* Begin *

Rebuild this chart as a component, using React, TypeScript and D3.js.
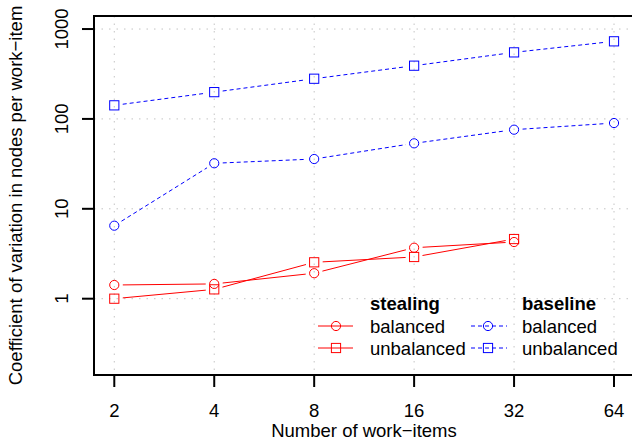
import React from "react";
import * as d3 from "d3";

const workItems = [2, 4, 8, 16, 32, 64];
const xTickLabels = ["2", "4", "8", "16", "32", "64"];
const yTicks = [1, 10, 100, 1000];
const yTickLabels = ["1", "10", "100", "1000"];

const stealingBalanced = [1.42, 1.46, 1.92, 3.69, 4.27];
const stealingUnbalanced = [1.0, 1.27, 2.54, 2.91, 4.61];
const baselineBalanced = [6.49, 32.1, 35.8, 53.5, 75.9, 90];
const baselineUnbalanced = [141.6, 198.6, 280, 391, 550, 730];

const seriesNames = ["balanced", "unbalanced"];
const groupTitles = ["stealing", "baseline"];
const xTitle = "Number of work\u2212items";
const yTitle = "Coefficient of variation in nodes per work\u2212item";

const W = 632;
const H = 441;
const FONT = "'Liberation Sans', Arial, Helvetica, sans-serif";
const RED = "#FF0000";
const BLUE = "#0000FF";

export default function App() {
  const left = 94, right = 634, top = 16, bottom = 375;
  const x = d3.scaleLog().base(2).domain([Math.pow(2, 0.797), Math.pow(2, 6.2)]).range([left, right]);
  const y = d3.scaleLog().domain([Math.pow(10, -0.849), Math.pow(10, 3.145)]).range([bottom, top]);

  const series = [
    { vals: stealingBalanced, color: RED, dash: null, shape: "circle" },
    { vals: stealingUnbalanced, color: RED, dash: null, shape: "square" },
    { vals: baselineBalanced, color: BLUE, dash: "4,3", shape: "circle" },
    { vals: baselineUnbalanced, color: BLUE, dash: "4,3", shape: "square" },
  ];

  const gap = 8.5;
  const marker = (shape: string, cx: number, cy: number, color: string, key: string) =>
    shape === "circle" ? (
      <circle key={key} cx={cx} cy={cy} r={4.6} fill="none" stroke={color} strokeWidth={1} />
    ) : (
      <rect key={key} x={cx - 4.6} y={cy - 4.6} width={9.2} height={9.2} fill="none" stroke={color} strokeWidth={1} />
    );

  const legendRows = [326, 348];
  const legendGroups = [
    { x0: 318, x1: 353, mx: 336, tx: 370, color: RED, dash: null },
    { x0: 471, x1: 507, mx: 488, tx: 522, color: BLUE, dash: "4,3" },
  ];

  return (
    <svg width={W} height={H} style={{ position: "absolute", left: 0, top: 0, background: "#fff" }} fontFamily={FONT}>
      <rect width={W} height={H} fill="#fff" />
      {/* grid */}
      <g stroke="#c4c4c4" strokeWidth={1} strokeDasharray="1.5,6">
        {workItems.map((v) => (
          <line key={"gx" + v} x1={x(v)} x2={x(v)} y1={top} y2={bottom} />
        ))}
        {yTicks.map((v) => (
          <line key={"gy" + v} x1={left} x2={right} y1={y(v)} y2={y(v)} />
        ))}
      </g>
      {/* series lines */}
      {series.map((s, si) => {
        const pts = s.vals.map((v, i) => [x(workItems[i]), y(v)]);
        const segs = [];
        for (let i = 0; i < pts.length - 1; i++) {
          const [x1, y1] = pts[i];
          const [x2, y2] = pts[i + 1];
          const dx = x2 - x1, dy = y2 - y1;
          const len = Math.hypot(dx, dy);
          if (len <= 2 * gap) continue;
          const ux = dx / len, uy = dy / len;
          segs.push(
            <line
              key={si + "-" + i}
              x1={x1 + ux * gap}
              y1={y1 + uy * gap}
              x2={x2 - ux * gap}
              y2={y2 - uy * gap}
              stroke={s.color}
              strokeWidth={1}
              strokeDasharray={s.dash || undefined}
            />
          );
        }
        return (
          <g key={"s" + si}>
            {segs}
            {pts.map((p, i) => marker(s.shape, p[0], p[1], s.color, "m" + si + "-" + i))}
          </g>
        );
      })}
      {/* axes */}
      <g stroke="#000" strokeWidth={2} fill="none">
        <line x1={left} x2={right} y1={top} y2={top} />
        <line x1={left} x2={left} y1={top - 1} y2={bottom + 1} />
        <line x1={left} x2={right} y1={bottom} y2={bottom} />
        {workItems.map((v) => (
          <line key={"tx" + v} x1={x(v)} x2={x(v)} y1={bottom} y2={bottom + 12} />
        ))}
        {yTicks.map((v) => (
          <line key={"ty" + v} x1={left - 12} x2={left} y1={y(v)} y2={y(v)} />
        ))}
      </g>
      <g fontSize={18.5} fill="#000">
        {workItems.map((v, i) => (
          <text key={"lx" + v} x={x(v)} y={416.5} textAnchor="middle">
            {xTickLabels[i]}
          </text>
        ))}
        {yTicks.map((v, i) => (
          <text key={"ly" + v} transform={`translate(68,${y(v)}) rotate(-90)`} textAnchor="middle">
            {yTickLabels[i]}
          </text>
        ))}
        <text x={(left + right) / 2} y={437} textAnchor="middle">
          {xTitle}
        </text>
        <text transform={`translate(22,${(top + bottom) / 2}) rotate(-90)`} textAnchor="middle">
          {yTitle}
        </text>
      </g>
      {/* legend */}
      <g fontSize={18.5}>
        {legendGroups.map((g, gi) => (
          <g key={"lg" + gi}>
            <text x={g.tx} y={310} fontWeight="bold">
              {groupTitles[gi]}
            </text>
            {legendRows.map((ry, ri) => (
              <g key={"lr" + ri}>
                <line x1={g.x0} x2={g.x1} y1={ry} y2={ry} stroke={g.color} strokeWidth={1} strokeDasharray={g.dash || undefined} />
                {marker(ri === 0 ? "circle" : "square", g.mx, ry, g.color, "lm" + gi + ri)}
                <text x={g.tx} y={ry + 6.5}>
                  {seriesNames[ri]}
                </text>
              </g>
            ))}
          </g>
        ))}
      </g>
    </svg>
  );
}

* End *

Each line holding "React" must be found and copied.

> [Full answer]:
Rebuild this chart as a component, using React, TypeScript and D3.js.
import React from "react";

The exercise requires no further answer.